Bila mengacu pada Bernard Arief Sidharta (Refleksi Struktur Ilmu Hukum, 2009:116), hukum merupakan gejala dalam kenyataan kemasyarakatan yang majemuk. Mempunyai banyak aspek, dimensi dan faset.
Hukum berakar dan terbentuk dalam proses interaksi berbagai aspek kemasyarakatan (politik, ekonomi, sosial, budaya, teknologi, keagamaan dan sebagainya), dibentuk dan ikut membentuk tatanan masyarakat.
Bentuknya ditentukan oleh masyarakat dengan berbagai sifatnya, namun sekaligus ikut menentukan bentuk dan sifat-sifat masyarakat itu sendiri.
Atas dasar itu, maka hukum memiliki kecenderungan konservatif (mempertahankan dan memelihara apa yang sudah dicapai) juga modernisme (membawa, mengkanalisasi dan mengarahkan perubahan).
Dengan kata lain, mendiskusikan hukum memiliki kompleksitas sendiri.
Bila mengikuti pemikiran Prof Mochtar Kusumaatmadja (Konsep Hukum dalam Pembangunan, 2013), membincang hukum bisa dilakukan dalam konteks menelaah kaidah dan asas yang mengatur hidup manusia, bisa juga dalam konteks lembaga dan prosesnya.

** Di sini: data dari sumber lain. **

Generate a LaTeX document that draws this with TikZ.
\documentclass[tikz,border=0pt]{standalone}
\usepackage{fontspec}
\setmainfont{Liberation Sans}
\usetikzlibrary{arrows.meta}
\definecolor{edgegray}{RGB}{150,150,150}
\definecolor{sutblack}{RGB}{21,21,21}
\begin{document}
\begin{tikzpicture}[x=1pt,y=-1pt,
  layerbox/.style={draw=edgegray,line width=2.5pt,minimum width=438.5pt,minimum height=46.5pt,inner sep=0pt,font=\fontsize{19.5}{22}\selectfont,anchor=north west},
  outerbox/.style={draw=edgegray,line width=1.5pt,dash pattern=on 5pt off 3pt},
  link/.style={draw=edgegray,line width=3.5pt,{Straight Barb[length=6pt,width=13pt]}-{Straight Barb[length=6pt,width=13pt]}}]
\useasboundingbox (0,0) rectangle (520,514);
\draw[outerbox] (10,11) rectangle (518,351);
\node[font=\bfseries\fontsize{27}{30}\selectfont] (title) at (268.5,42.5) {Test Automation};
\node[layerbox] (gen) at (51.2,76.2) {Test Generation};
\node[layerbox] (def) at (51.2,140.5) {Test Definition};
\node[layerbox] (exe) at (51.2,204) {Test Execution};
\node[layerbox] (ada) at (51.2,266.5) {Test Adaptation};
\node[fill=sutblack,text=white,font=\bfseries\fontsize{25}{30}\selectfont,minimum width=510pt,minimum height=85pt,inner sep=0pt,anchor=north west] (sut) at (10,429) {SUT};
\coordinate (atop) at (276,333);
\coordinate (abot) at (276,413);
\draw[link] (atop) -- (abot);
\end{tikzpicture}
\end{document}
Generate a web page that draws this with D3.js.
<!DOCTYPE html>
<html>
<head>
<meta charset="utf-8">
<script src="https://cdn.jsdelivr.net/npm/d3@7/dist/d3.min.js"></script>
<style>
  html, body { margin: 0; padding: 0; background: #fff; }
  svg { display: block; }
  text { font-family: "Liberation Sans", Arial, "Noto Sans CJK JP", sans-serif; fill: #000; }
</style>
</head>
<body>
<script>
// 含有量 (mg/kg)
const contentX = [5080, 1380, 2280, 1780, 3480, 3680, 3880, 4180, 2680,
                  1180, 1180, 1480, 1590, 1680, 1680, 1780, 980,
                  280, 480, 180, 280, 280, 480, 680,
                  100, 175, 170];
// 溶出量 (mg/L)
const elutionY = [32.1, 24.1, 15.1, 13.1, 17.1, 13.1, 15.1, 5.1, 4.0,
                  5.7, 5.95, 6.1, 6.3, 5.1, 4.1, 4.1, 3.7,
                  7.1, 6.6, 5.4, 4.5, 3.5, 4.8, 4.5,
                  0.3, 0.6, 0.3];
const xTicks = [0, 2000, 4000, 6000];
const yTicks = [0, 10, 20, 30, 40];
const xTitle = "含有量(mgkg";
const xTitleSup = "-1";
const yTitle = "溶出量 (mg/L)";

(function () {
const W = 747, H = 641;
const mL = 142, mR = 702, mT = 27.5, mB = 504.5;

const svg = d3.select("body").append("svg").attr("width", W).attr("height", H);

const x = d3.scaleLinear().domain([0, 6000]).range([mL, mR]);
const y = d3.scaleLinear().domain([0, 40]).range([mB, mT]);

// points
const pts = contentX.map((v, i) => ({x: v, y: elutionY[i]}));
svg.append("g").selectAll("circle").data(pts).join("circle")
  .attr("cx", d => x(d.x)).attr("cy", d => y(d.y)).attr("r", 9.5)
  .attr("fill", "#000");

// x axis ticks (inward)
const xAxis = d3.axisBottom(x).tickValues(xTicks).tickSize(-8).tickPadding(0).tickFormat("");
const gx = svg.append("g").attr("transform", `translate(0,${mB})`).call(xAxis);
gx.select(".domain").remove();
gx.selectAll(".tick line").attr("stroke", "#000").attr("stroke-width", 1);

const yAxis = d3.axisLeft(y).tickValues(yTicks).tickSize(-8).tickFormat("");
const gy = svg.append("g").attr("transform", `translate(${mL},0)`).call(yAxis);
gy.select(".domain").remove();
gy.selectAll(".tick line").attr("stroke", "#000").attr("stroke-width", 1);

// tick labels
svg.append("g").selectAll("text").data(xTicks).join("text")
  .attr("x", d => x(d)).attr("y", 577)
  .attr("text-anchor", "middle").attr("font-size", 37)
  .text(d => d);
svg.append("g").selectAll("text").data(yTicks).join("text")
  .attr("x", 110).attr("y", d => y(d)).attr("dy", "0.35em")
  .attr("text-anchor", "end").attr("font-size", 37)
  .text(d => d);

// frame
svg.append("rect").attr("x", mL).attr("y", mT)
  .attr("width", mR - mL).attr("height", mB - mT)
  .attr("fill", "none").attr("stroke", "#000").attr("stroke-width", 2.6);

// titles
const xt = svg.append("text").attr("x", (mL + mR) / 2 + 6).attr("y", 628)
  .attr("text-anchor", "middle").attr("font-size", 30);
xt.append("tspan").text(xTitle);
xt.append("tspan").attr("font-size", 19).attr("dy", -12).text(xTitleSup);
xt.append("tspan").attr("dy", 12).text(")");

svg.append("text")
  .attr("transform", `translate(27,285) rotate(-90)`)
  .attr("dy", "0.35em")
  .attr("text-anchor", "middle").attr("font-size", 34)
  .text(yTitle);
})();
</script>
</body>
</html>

Ketika hukum dimutilasi sekedar undang-undang misalnya, maka bagi penulis, hukum tidak dapat bekerja mewujudkan trilogi tujuannya yaitu ketertiban, keadilan dan kepastian bagi masyarakat.
Demokrasi terus diperbaiki. Kelembagaan dan sistem dibenahi. Pemilu dipercanggih dengan berbagai modifikasi mulai dari pemilu perwakilan hingga pemilu langsung dan serentak.

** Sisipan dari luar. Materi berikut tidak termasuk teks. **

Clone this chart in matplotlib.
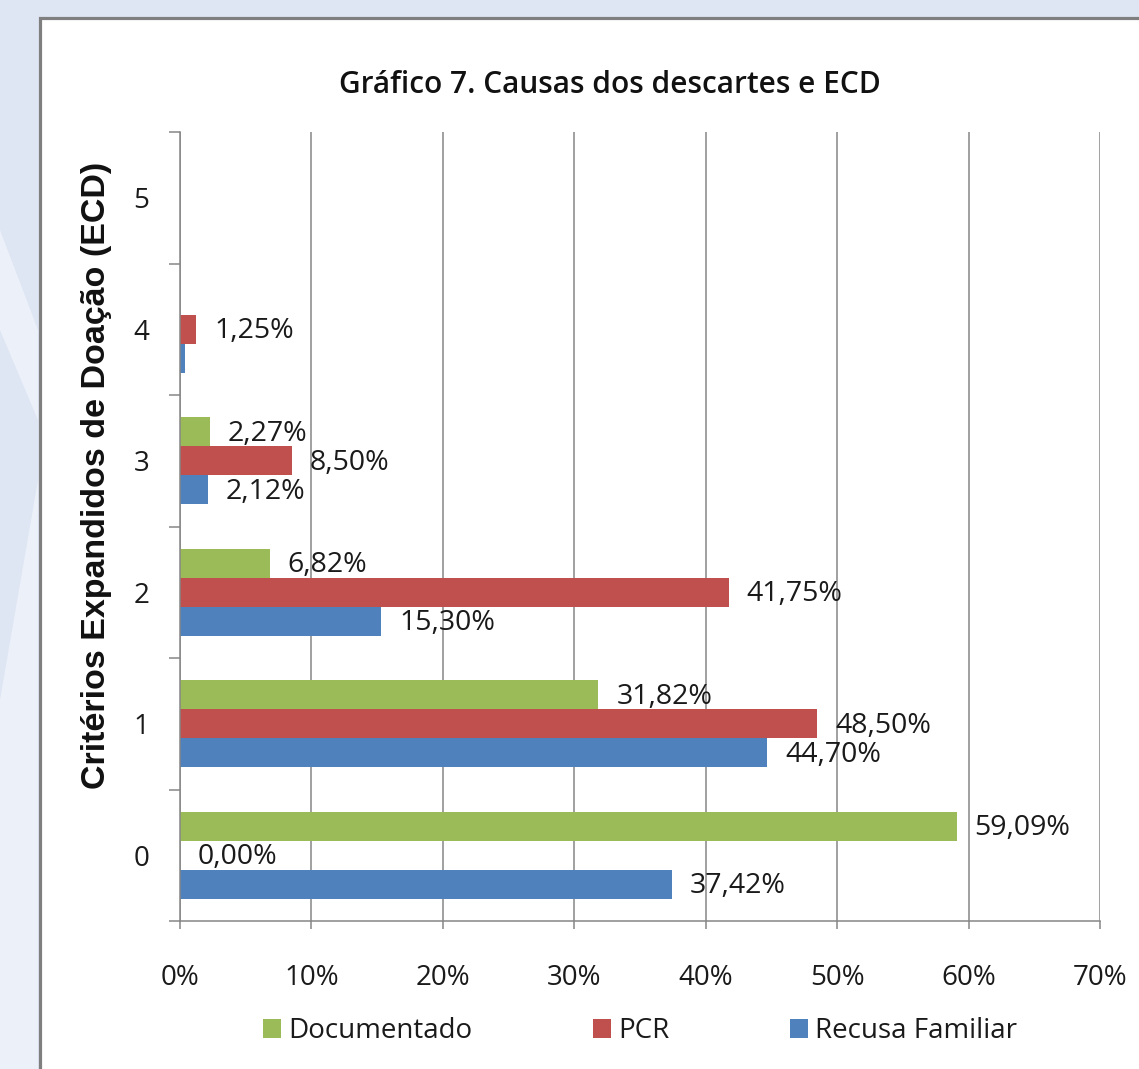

Namun ketika saat bersamaan hukumnya ditinggal maka hukum bisa menjadi tergelincir seperti stempel pengabsah kekuasaan.
Inilah yang penulis khawatirkan, ketika wacana oposisi dalam sistem pemerintahan kita mulai diabaikan dengan alasan kegotongroyongan.
Maka, kelompok dominan menjadi pengarusutama isu publik.
Kelompok marginal tidak berani bersuara. Apalagi hukum belum pasti melindungi mereka ketika memilih berbeda pendapat dalam demokrasi yang minus hukum.
Longsornya keberadaan hukum semakin berbahaya ketika demokrasi masuk di abad digital. Siapapun bias berlindung di anonimnya identitas di dunia maya. Mereka yang bersembunyi itu dapat melakukan pembantaian opini kepada kelompok yang bersuara berbeda.
Media sosial (medsos) menjadi sejenis “permainan dan perangkap baru” ketika nilai-nilai demokrasi belum sepenuhnya mengendap di publik.
Ketika medsos dipenuhi caci maki, penegakan hukum diduga diskriminasi, maka demokrasi bisa dibibir jurang.
Ada suara-suara parau yang menganggap, (belum tentu benar), bahwa pelaku pelanggar hukum yang dekat dengan kekuasaan tidak akan pernah tersentuh hukum.
Sebaliknya, bila pelaku bukan bagian dari kekuasaan, demikian suara parau itu, pengadilan dan penjara seperti bagian dari keniscayaan.
Ini membuat semakin kompleks agenda pembangunan hukum.